Mistake 4: Inadequate Complaint and Appeals Pathways
The NDIS Practice Standards — specifically the rights and responsibilities core module — require providers to have and use a complaints management system, and to ensure participants understand how to make a complaint. Many service agreement templates either omit this entirely or include a single sentence directing participants to "contact us" without explaining the escalation path.
The fix
Your service agreement should:
- Describe the provider's internal complaints process, including who receives complaints and the expected response timeframe.
- State that participants also have the right to raise concerns directly with the NDIS Commission, and provide the Commission's contact details (1800 035 544, ndiscommission.gov.au).
- Confirm that making a complaint will not adversely affect the participant's supports.
Mistake 5: Failure to Address Consent and Decision-Making Capacity
Service agreements are typically signed at the start of a support relationship, often at a time when the participant is new to the provider and may not fully understand what they are agreeing to. Templates that simply include a signature block without any consideration of consent, supported decision-making, or the role of a nominee, representative, or guardian are missing a critical element of person-centred practice.
This is particularly significant under the strengthened Practice Standards, which place increased weight on provider obligations to actively support participant choice and control and to ensure agreements genuinely reflect informed consent.
The fix
Include a consent clause that confirms the participant (or their authorised representative) has had the agreement explained to them in a format they can understand, that they had the opportunity to ask questions, and that they agree to the terms freely. Where a participant uses a nominee or representative, the agreement should identify that person and their authority. Consider offering the agreement in Easy Read or other accessible formats where appropriate.
Mistake 6: No Price Transparency or Budget Management Disclosure
The NDIS Pricing Arrangements require registered providers to charge only in accordance with the published price limits and to provide participants with enough information to understand how their NDIS funds are being used. Many service agreement templates state an hourly rate without clarifying which support catalogue items apply, whether travel and non-face-to-face time are charged, or how the provider will communicate budget usage.
The fix
Your template should include a fee schedule that maps each support to the relevant support purpose, itemises any additional charges (travel, activity costs, cancellations), and states how and when the provider will report expenditure to the participant or their plan manager. For SIL providers, include a clear statement about how the SIL support budget is managed and reviewed.

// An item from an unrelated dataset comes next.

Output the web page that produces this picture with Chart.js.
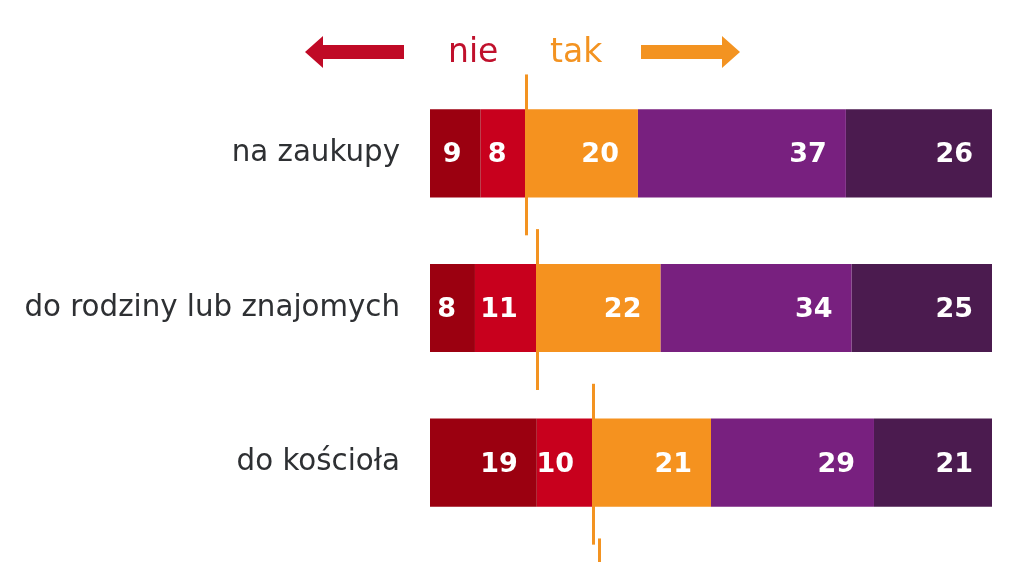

Mistake 7: Omitting Restrictive Practice Obligations Where Relevant
This is the most serious and most frequently overlooked gap in SIL-specific service agreements. Where a participant's support involves any form of regulated restrictive practice — including environmental restraint, chemical restraint, mechanical restraint, physical restraint, or seclusion — the service agreement must not be the only document governing this. However, the agreement must acknowledge the existence of the relevant behaviour support plan and the provider's obligation to only implement restrictive practices in accordance with that plan and with the required state or territory authorisation.
Providing SIL supports that involve regulated restrictive practices without this reference is a direct non-conformance with the NDIS Practice Standards (Behaviour Support module) and a reportable event under the Commission's incident management requirements.
The fix
If any regulated restrictive practice may be implemented, include a clause in the service agreement that:
- Identifies the behaviour support practitioner responsible for the participant's plan.
- Confirms that restrictive practices will only be used as documented and authorised.
- States the provider's obligation to report use of restrictive practices to the Commission.
- References the participant's right to have restrictive practices reduced and eliminated over time.
If no restrictive practices are currently in use, include a brief statement to that effect so the document is complete on its face.
A Quick Reference: Common Gaps at a Glance
| Mistake | Primary Standard at Risk | Audit Consequence |
|---|---|---|
| Vague support descriptions | Rights and Responsibilities; Provision of Supports | Non-conformance — insufficient individualisation |
| Missing cancellation terms | NDIS Pricing Arrangements obligations | Non-conformance — billing transparency |
| No Code of Conduct reference | NDIS Code of Conduct (s 9, NDIS Act) | Non-conformance — participant rights disclosure |
| Inadequate complaints pathway | Rights and Responsibilities — complaints | Non-conformance — complaints system |
| No consent / decision-making clause | Strengthened Practice Standards — choice and control | Non-conformance — informed consent evidence |
| No price transparency | Pricing Arrangements obligations | Non-conformance — budget management |
| Missing restrictive practice reference | Behaviour Support module | Critical non-conformance — reportable |
Getting Your Template Audit-Ready for 2026
Correcting your service agreement template is a necessary first step, but it is rarely sufficient on its own. Auditors assess the agreement in context — alongside your incident management records, complaints register, behaviour support documentation, and worker screening evidence. A compliant template sitting inside an otherwise incomplete compliance framework will still attract findings.
If you are preparing for initial or renewal registration ahead of the 2026 mandatory registration changes, ndiscompliant.com.au offers a 74-document audit-ready SIL compliance kit that includes an up-to-date service agreement template alongside the policies, procedures, and registers auditors check during assessment — built specifically for SIL and high-intensity daily activities providers.
Start with the agreement, then build outward. Every document in your compliance system should be able to answer the same question your service agreement does: what did we promise this participant, and how do we know we delivered it?
Important: This article provides general guidance about NDIS compliance requirements. It is not legal or professional advice. Requirements may change as the NDIS Commission updates its policies and Practice Standards. Always verify current requirements with the NDIS Quality and Safeguards Commission or a registered NDIS consultant before making compliance decisions.